2000: Atomic motions deciphered
Femtochemistry comes of age.1 Molecular dynamics is routinely captured via femtosecond light pulses.
When scientists started to „take pictures“ of the movements of atoms in molecules during chemical reactions at the end of the 1980s, this had little to do with conventional photography. The basic principle, however, remained the same: A short exposure time was needed to »freeze« the dynamics under scrutiny and display changes of the microscopic states of matter in a series of snapshots taken at different instant during the evolution of the system. The atomic composition and/or structure of molecules can change within femtoseconds, i.e. within millionths of a billionth of a second. The required ultrashort exposure time was provided by femtosecond laser pulses.

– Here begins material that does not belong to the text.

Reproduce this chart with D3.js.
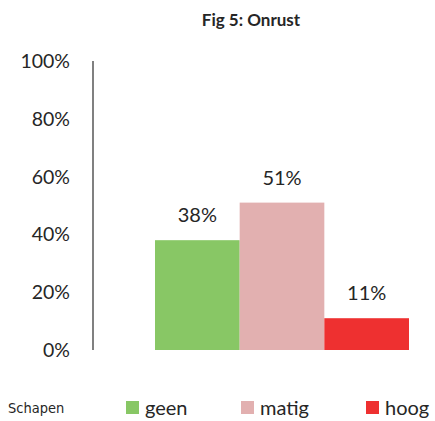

The 1999 Nobel Prize in Chemistry honoured the pioneering contributions of Prof. Ahmed Zewail from CALTECH to establishing femtochemistry, permitting the observation of changes in the atomic structure and/or composition of molecules in real time. In spite of these breathtaking advances, several mysteries remained unresolved.
How do the electrons move prior to changes in atomic structure and how does initial electron dynamics influence the fate of the molecule? How does electron-nuclear coupling affect reaction pathways? Answers to them called for even faster techniques, reaching out into the attosecond domain, the characteristic time scale of electronic motions at the atomic scale.